Infine c’è il rischio di un aumento dei prezzi sui prodotti. L’acquisizione di una nuova quota di mercato spesso si traduce in poco tempo con quella di un vero e proprio monopolio rispetto alla concorrenza. Il che porta inevitabilmente a ridimensionare il valore dei beni e servizi offerti.

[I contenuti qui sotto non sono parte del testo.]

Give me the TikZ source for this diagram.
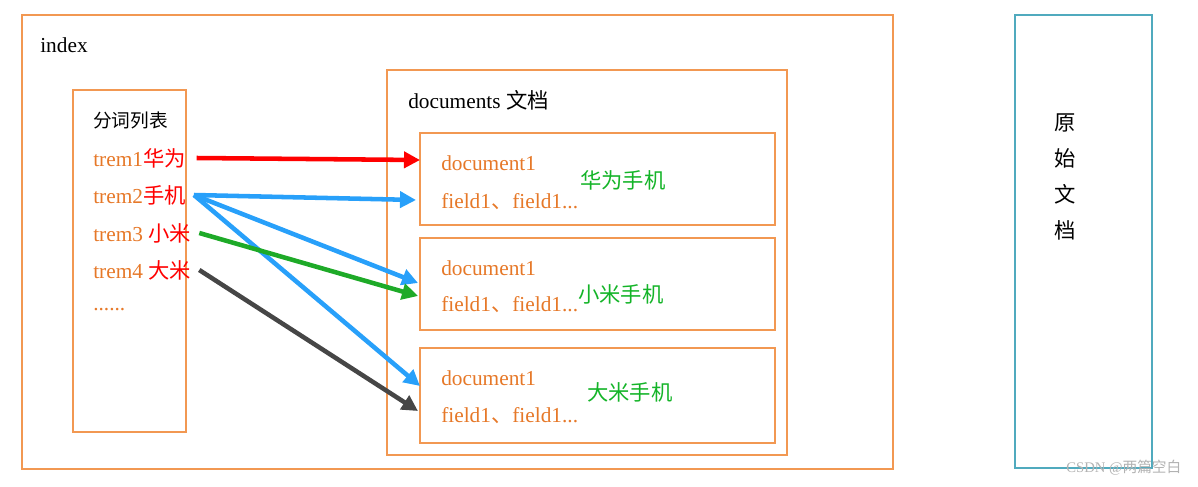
\documentclass[tikz,border=0pt]{standalone}
\usepackage{fontspec}
\newfontfamily\cjk{Noto Sans CJK SC}
\setmainfont{Liberation Serif}
\usetikzlibrary{arrows.meta}
\definecolor{boxorange}{RGB}{242,152,82}
\definecolor{txtorange}{RGB}{230,120,40}
\definecolor{boxteal}{RGB}{80,170,190}
\definecolor{arrblue}{RGB}{40,160,250}
\definecolor{arrgreen}{RGB}{30,170,40}
\definecolor{arrgray}{RGB}{70,70,70}
\definecolor{lblgreen}{RGB}{20,180,40}
\begin{document}
\begin{tikzpicture}[x=0.75pt,y=-0.75pt,
	frame/.style={
	  draw=boxorange,
	  line width=2pt
	},
	term/.style={
	  anchor=west,
	  inner sep=0pt,
	  font=\fontsize{16}{18}\selectfont,
	  text=txtorange
	},
	link/.style={
	  line width=3.4pt,
	  -{Triangle[length=12pt,width=12pt]}
	}
]
\useasboundingbox (0,0) rectangle (1198,486);

% frames
\draw[frame] (22,15) rectangle (893,469);
\draw[frame] (73,90) rectangle (186,432);
\draw[frame] (387,70) rectangle (787,455);
\draw[frame] (420,133) rectangle (775,225);
\draw[frame] (420,238) rectangle (775,330);
\draw[frame] (420,348) rectangle (775,443);
\draw[draw=boxteal,line width=2pt] (1015,15) rectangle (1152,468);

\node[term,text=black] (idx) at (40,45) {index};
\node[term,text=black] (list) at (93,120) {\cjk\fontsize{14}{16}\selectfont 分词列表};
\node[term] (t1) at (93,158) {trem1\textcolor{red}{\cjk 华为}};
\node[term] (t2) at (93,195) {trem2\textcolor{red}{\cjk 手机}};
\node[term] (t3) at (93,233) {trem3 \textcolor{red}{\cjk 小米}};
\node[term] (t4) at (93,270) {trem4 \textcolor{red}{\cjk 大米}};
\node[term] (dots) at (93,310) {......};

\node[term,text=black] (docs) at (408,100) {documents {\cjk 文档}};

% documents
\node[term] (d1) at (441,163) {document1};
\node[term] (f1) at (441,202) {field1{\cjk 、}field1...};
\node[term] (d2) at (441,268) {document1};
\node[term] (f2) at (441,305) {field1{\cjk 、}field1...};
\node[term] (d3) at (441,378) {document1};
\node[term] (f3) at (441,416) {field1{\cjk 、}field1...};

\node[term,text=lblgreen] (g1) at (580,180) {\cjk 华为手机};
\node[term,text=lblgreen] (g2) at (578,294) {\cjk 小米手机};
\node[term,text=lblgreen] (g3) at (587,392) {\cjk 大米手机};

\node[font=\fontsize{16}{18}\selectfont,align=center] (raw) at (1065,177)
  {\cjk 原\\[9pt]\cjk 始\\[9pt]\cjk 文\\[9pt]\cjk 档};

\node[anchor=east,text=gray!60,font=\fontsize{11}{13}\selectfont] (mark) at (1186,468) {CSDN @{\cjk 两篇空白}};

% links
\coordinate (a1) at (420,160);
\coordinate (a2) at (416,200);
\coordinate (a3) at (418,283);
\coordinate (a4) at (420,386);
\coordinate (a5) at (418,296);
\coordinate (a6) at (418,411);
\draw[link,red] ([xshift=8pt]t1.east) -- (a1);
\draw[link,arrblue] ([xshift=6pt]t2.east) -- (a2);
\draw[link,arrblue] ([xshift=6pt]t2.east) -- (a3);
\draw[link,arrblue] ([xshift=6pt]t2.east) -- (a4);
\draw[link,arrgreen] ([xshift=6pt]t3.east) -- (a5);
\draw[link,arrgray] ([xshift=6pt]t4.east) -- (a6);

\end{tikzpicture}
\end{document}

Da Google a Disney ecco esempi famosi di fusione aziendale

Alcuni esempi famosi di fusione aziendale. Da Google a Walt Disney

Fra gli esempi più noti di fusione aziendale troviamo senz’altro quello legato a Google e Android. Sebbene da fuori possa sembrare più un’acquisizione, la tipologia di questo accordo è in realtà di tipo verticale. Nel 2007 Google decise di accaparrarsi per 50 milioni di dollari i servizi di Android. Permettendo così al colosso dei motori di ricerca di diventare il primo al mondo grazie anche all’approdo come provider sui dispositivi mobili.

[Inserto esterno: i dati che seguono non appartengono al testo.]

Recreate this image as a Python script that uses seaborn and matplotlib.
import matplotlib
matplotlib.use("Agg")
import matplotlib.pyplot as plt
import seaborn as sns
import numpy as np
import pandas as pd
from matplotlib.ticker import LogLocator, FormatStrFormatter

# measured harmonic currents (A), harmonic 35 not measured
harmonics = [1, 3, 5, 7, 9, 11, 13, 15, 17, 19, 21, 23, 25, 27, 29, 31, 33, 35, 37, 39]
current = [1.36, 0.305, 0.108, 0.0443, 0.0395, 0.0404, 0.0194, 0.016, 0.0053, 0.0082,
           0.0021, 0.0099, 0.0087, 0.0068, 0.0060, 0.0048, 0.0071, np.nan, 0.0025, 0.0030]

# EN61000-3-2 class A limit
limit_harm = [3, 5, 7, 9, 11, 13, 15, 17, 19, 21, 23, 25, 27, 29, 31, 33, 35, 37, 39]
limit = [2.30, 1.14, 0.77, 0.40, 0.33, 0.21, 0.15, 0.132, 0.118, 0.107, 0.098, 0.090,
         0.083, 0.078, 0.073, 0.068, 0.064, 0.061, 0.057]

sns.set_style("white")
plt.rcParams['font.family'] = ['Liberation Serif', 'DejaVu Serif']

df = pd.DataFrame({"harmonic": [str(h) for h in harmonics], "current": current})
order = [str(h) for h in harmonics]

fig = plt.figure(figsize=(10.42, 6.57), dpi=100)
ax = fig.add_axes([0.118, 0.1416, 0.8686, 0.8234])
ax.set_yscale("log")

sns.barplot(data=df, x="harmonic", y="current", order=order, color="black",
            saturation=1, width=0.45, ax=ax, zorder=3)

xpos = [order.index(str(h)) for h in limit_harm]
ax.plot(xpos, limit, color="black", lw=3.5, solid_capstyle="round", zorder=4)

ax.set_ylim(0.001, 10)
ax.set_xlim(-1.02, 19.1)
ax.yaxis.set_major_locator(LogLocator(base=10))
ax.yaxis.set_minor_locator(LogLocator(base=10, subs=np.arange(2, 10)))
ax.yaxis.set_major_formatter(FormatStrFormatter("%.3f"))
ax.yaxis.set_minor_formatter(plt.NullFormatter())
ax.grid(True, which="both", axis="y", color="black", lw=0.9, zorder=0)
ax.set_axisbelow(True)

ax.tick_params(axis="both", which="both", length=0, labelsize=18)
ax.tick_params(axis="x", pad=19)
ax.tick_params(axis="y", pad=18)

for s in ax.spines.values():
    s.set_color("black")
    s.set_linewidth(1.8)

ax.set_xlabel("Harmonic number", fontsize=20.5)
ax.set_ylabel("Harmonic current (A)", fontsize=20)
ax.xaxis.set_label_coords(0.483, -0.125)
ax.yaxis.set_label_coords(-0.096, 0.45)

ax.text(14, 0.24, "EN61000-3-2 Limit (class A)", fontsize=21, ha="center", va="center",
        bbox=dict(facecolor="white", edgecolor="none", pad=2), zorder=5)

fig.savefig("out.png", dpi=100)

Nel 2008 a fondersi invece sono stati Sirius e XM radio, colossi dei sistemi radiofonici satellitari. La procedura era già stata improntata 10 anni prima ed ha dovuto attendere il via libera definitivo della Commissione Federale per le Comunicazioni (FCC). Ad oggi Sirius XM rappresenta l’esempio perfetto di fusione di tipo orizzontale. Incrementando il numero di abbonati – oltre 30 milioni – con conseguente crescita azionaria.

E poi abbiamo forse la più celebre delle fusioni aziendali nel campo dell’intrattenimento. Ovvero quella tra Disney e Pixar, del valore di 7 miliardi e mezzo di dollari. L’interesse di allargare il bacino di pubblico è scaturito quando l’azienda di Steve Jobs e John Lasseter era appena agli inizi. Ma aveva già prodotto capolavori di successo come Toy Story.

Inutile dire quanto questa fusione – verticale e orizzontale insieme – non abbia fatto altro che consacrare il marchio Disney. Grazie anche alla successiva creazione di lungometraggi di animazione da premio Oscar. Come Up o Wall-E.